Most of the teams I've worked on in the past have followed the same workflow when using Git (with some tiny variations):

  1. Pull the develop branch (git checkout develop)
  2. Create a new feature branch off of it (git checkout -b feature/XYZ-123)
  3. Do your work
  4. When you are ready to create a PR, add and commit your changes (git add . && git commit -m "some commit message"), then check develop back out, pull it (git checkout develop && git pull)
  5. Switch back over to your feature branch and merge develop into it (git checkout feature/XYZ-123 && git merge develop)
  6. Finally push (git push -u origin feature/XYZ-123) and create a PR

We'll call this the "Merge Method". The benefits are that any changes to develop since you created the branch are now merged into your branch.
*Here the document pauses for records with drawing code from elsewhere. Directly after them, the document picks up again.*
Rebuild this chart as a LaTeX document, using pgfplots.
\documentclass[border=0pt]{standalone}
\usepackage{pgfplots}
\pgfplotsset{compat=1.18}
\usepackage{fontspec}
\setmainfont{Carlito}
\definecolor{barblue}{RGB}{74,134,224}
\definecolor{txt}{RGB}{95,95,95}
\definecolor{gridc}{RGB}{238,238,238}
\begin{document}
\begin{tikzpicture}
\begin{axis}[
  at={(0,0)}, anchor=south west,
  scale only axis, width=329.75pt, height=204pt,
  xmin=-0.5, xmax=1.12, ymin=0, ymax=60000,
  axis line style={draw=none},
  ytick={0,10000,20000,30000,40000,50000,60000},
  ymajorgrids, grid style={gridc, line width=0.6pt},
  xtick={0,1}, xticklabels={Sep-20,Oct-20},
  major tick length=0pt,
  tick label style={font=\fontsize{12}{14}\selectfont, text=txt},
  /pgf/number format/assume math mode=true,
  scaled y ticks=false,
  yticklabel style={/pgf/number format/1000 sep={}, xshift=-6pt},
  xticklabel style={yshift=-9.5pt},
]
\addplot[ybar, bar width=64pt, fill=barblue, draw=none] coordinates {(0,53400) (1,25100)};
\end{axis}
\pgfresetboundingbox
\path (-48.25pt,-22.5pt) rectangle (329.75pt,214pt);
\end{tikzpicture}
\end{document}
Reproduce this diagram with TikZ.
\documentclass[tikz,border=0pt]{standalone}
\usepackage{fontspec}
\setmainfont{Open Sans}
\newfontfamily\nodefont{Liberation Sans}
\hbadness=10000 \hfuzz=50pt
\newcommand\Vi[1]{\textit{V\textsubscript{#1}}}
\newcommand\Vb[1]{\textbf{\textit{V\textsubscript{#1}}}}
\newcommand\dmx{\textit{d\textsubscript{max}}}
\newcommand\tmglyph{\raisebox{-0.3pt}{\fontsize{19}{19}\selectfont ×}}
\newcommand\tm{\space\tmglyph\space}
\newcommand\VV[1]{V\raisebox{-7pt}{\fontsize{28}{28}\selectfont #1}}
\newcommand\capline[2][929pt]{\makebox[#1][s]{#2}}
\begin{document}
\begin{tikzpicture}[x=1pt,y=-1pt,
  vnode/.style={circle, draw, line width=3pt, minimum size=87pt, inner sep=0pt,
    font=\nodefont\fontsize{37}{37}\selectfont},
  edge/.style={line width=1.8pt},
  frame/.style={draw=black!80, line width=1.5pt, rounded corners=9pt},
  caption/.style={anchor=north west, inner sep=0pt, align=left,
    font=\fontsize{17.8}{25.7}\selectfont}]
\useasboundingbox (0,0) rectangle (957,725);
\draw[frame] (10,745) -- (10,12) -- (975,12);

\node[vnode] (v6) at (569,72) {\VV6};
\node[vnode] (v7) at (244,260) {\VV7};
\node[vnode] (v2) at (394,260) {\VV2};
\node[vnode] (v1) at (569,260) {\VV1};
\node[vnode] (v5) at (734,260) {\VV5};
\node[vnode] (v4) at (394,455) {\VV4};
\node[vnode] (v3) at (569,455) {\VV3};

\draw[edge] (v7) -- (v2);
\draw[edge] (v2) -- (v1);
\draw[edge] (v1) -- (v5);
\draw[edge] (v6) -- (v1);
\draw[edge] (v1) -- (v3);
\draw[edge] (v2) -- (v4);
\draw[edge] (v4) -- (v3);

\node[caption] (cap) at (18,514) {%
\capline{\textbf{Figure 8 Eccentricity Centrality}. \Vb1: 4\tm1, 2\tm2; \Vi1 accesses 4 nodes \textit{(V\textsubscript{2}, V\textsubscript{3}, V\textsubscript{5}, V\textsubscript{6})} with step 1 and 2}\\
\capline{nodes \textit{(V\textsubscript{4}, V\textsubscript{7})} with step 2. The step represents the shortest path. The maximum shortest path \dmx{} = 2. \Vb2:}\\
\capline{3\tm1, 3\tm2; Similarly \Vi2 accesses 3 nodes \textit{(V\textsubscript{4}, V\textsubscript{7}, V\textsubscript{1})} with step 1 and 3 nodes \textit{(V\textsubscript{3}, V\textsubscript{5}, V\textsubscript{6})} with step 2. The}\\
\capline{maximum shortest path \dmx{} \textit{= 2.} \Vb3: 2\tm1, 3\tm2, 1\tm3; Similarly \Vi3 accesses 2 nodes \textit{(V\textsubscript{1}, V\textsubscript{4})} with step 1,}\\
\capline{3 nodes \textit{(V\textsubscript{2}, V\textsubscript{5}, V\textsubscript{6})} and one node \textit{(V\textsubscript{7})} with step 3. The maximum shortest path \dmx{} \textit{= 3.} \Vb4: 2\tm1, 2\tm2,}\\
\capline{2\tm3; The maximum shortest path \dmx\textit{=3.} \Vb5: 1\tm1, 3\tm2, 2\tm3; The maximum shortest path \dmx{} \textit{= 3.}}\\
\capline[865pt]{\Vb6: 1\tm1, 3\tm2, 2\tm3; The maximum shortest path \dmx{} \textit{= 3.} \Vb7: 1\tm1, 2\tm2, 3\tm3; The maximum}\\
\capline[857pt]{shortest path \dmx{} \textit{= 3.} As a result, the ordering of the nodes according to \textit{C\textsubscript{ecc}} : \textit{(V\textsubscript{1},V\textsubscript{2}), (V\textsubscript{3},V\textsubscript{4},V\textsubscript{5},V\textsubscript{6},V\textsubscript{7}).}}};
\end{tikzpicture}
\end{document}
And so by the time you create a PR, there are no merge conflicts with develop and the code reviewers can see a clean, conflict-free diff between your branch and develop.
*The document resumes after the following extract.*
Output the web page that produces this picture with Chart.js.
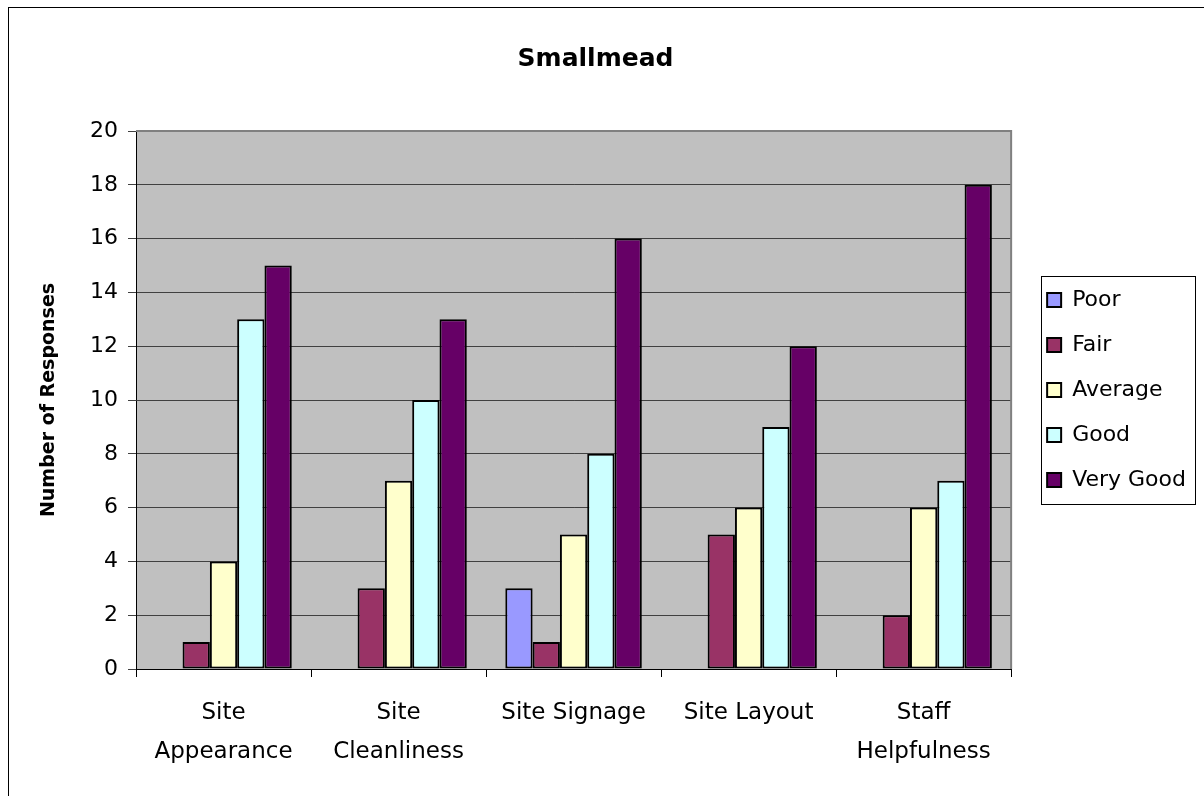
<!DOCTYPE html>
<html>
<head>
<meta charset="utf-8">
<title>Smallmead</title>
<script src="https://cdn.jsdelivr.net/npm/chart.js@4/dist/chart.umd.min.js"></script>
<style>
  html, body { margin: 0; padding: 0; background: #ffffff; }
  #wrap { width: 1204px; height: 796px; }
</style>
</head>
<body>
<div id="wrap"><canvas id="surveyChart" width="1204" height="796"></canvas></div>
<script>
// Site survey responses per question
const CATEGORIES = [['Site', 'Appearance'], ['Site', 'Cleanliness'], 'Site Signage', 'Site Layout', ['Staff', 'Helpfulness']];
const POOR      = [0, 0, 3, 0, 0];
const FAIR      = [1, 3, 1, 5, 2];
const AVERAGE   = [4, 7, 5, 6, 6];
const GOOD      = [13, 10, 8, 9, 7];
const VERY_GOOD = [15, 13, 16, 12, 18];
const Y_MAX  = 20;
const Y_STEP = 2;

const FONT = 'DejaVu Sans';

// grey plot area, outer frame, legend border
const framePlugin = {
  id: 'frame',
  afterLayout(chart) {
    // nudge the legend a bit away from the plot and up
    const lg = chart.legend;
    lg.left += 13; lg.right += 13;
    lg.top -= 8; lg.bottom -= 8;
  },
  beforeDraw(chart) {
    const { ctx, chartArea: a } = chart;
    ctx.save();
    ctx.fillStyle = '#ffffff';
    ctx.fillRect(0, 0, chart.width, chart.height);
    ctx.strokeStyle = '#000000';
    ctx.lineWidth = 1;
    ctx.strokeRect(8.5, 7.5, chart.width + 20, chart.height + 20);
    ctx.fillStyle = '#c0c0c0';
    ctx.fillRect(a.left, a.top, a.right - a.left, a.bottom - a.top);
    ctx.restore();
  },
  afterDatasetsDraw(chart) {
    const { ctx, chartArea: a } = chart;
    ctx.save();
    ctx.strokeStyle = '#808080';
    ctx.lineWidth = 2;
    ctx.beginPath();
    ctx.moveTo(a.left, a.top);
    ctx.lineTo(a.right, a.top);
    ctx.lineTo(a.right, a.bottom);
    ctx.stroke();
    ctx.restore();
  },
  afterDraw(chart) {
    const boxes = chart.legend.legendHitBoxes;
    if (!boxes || !boxes.length) return;
    const { ctx } = chart;
    const first = boxes[0];
    const last = boxes[boxes.length - 1];
    const right = Math.max(...boxes.map(b => b.left + b.width));
    ctx.save();
    ctx.strokeStyle = '#000000';
    ctx.lineWidth = 1;
    ctx.strokeRect(Math.round(first.left - 6) + 0.5, Math.round(first.top - 13) + 0.5,
      Math.round(right - first.left + 15), Math.round(last.top + last.height - first.top + 26));
    ctx.restore();
  }
};

function series(label, data, color) {
  return {
    label,
    data,
    backgroundColor: color,
    borderColor: '#000000',
    borderWidth: 2,
    borderSkipped: false,
    categoryPercentage: 0.78,
    barPercentage: 1.0
  };
}

new Chart(document.getElementById('surveyChart'), {
  type: 'bar',
  data: {
    labels: CATEGORIES,
    datasets: [
      series('Poor', POOR, '#9999ff'),
      series('Fair', FAIR, '#993366'),
      series('Average', AVERAGE, '#ffffcc'),
      series('Good', GOOD, '#ccffff'),
      series('Very Good', VERY_GOOD, '#660066')
    ]
  },
  options: {
    responsive: false,
    animation: false,
    devicePixelRatio: 1,
    layout: { padding: { left: 8, top: 0, right: 21, bottom: 0 } },
    scales: {
      x: {
        grid: { display: true, drawOnChartArea: false, drawTicks: true, tickLength: 8, color: '#000000' },
        border: { display: true, color: '#000000', width: 1 },
        ticks: {
          font: { family: FONT, size: 23, lineHeight: 1.7 },
          color: '#000000',
          padding: 16,
          maxRotation: 0,
          autoSkip: false
        },
        afterFit(scale) { scale.height = 127; }
      },
      y: {
        min: 0,
        max: Y_MAX,
        grid: { color: '#404040', lineWidth: 1, tickLength: 8, drawTicks: true },
        border: { display: true, color: '#000000', width: 1 },
        ticks: {
          stepSize: Y_STEP,
          font: { family: FONT, size: 22 },
          color: '#000000',
          padding: 10
        },
        title: {
          display: true,
          text: 'Number of Responses',
          font: { family: FONT, size: 19, weight: 'bold' },
          color: '#000000',
          padding: { top: 30, bottom: 0 }
        },
        afterFit(scale) { scale.width = 128; }
      }
    },
    plugins: {
      title: {
        display: true,
        text: 'Smallmead',
        font: { family: FONT, size: 25, weight: 'bold' },
        color: '#000000',
        padding: { top: 44, bottom: 57 }
      },
      legend: {
        position: 'right',
        labels: {
          font: { family: FONT, size: 22 },
          color: '#000000',
          boxWidth: 14,
          boxHeight: 14,
          padding: 23
        }
      },
      tooltip: { enabled: false }
    }
  },
  plugins: [framePlugin]
});
</script>
</body>
</html>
I am now working on a team that has a similar flow up until the merge step, but then instead of merging develop into my feature branch, they ask for a rebase from origin/develop. So the actual steps are:

  1. git checkout develop
  2. git checkout -b feature/XYZ-123
  3. Do your work
  4. git add . && git commit -m "some commit message"
  5. git checkout develop && git pull
  6. git checkout feature/XYZ-123
  7. Rebase from origin/dev
  8. git push -u origin feature/XYZ-123

We'll call this the "Rebase Method". It too produces merge conflict-free PRs, but obviously it must have different pros/cons from the Merge Method explained up above.

I'm wondering what those pros/cons are. What does the Merge Method lend itself to that the Rebase Method lacks, and vice versa? When should one method be used as opposed to the other?


Solution

  • but obviously it must have different pros/cons from the Merge Method explained up above

    Not really. Between reverse merging (as I call it) and rebasing, it's exactly the same effect in the end, namely to try to pick up all the most recent changes from develop so that (1) the feature branch can be tested accurately and (2) the chances of a merge conflict when merging into develop are reduced.

    The main visible difference between reverse merging and rebasing is the lack of the extra merge commit on the feature branch. That makes rebasing appealing. So:

    • Rebasing looks a lot cleaner in the history, because you appear to have started the branch from a much more recent state of develop.

    But here are some counterclaims:

    • If there's an incoming conflict, rebasing makes it harder to resolve those conflicts.

    • You can't rebase after pushing to form the pull request, because that rewrites shared history; whereas you can reverse merge at any time.

    Personally I use both! I rebase just before the initial push to form the pull request; if the pull request lives a long time, I reverse merge periodically, and especially just before the actual approval and merge.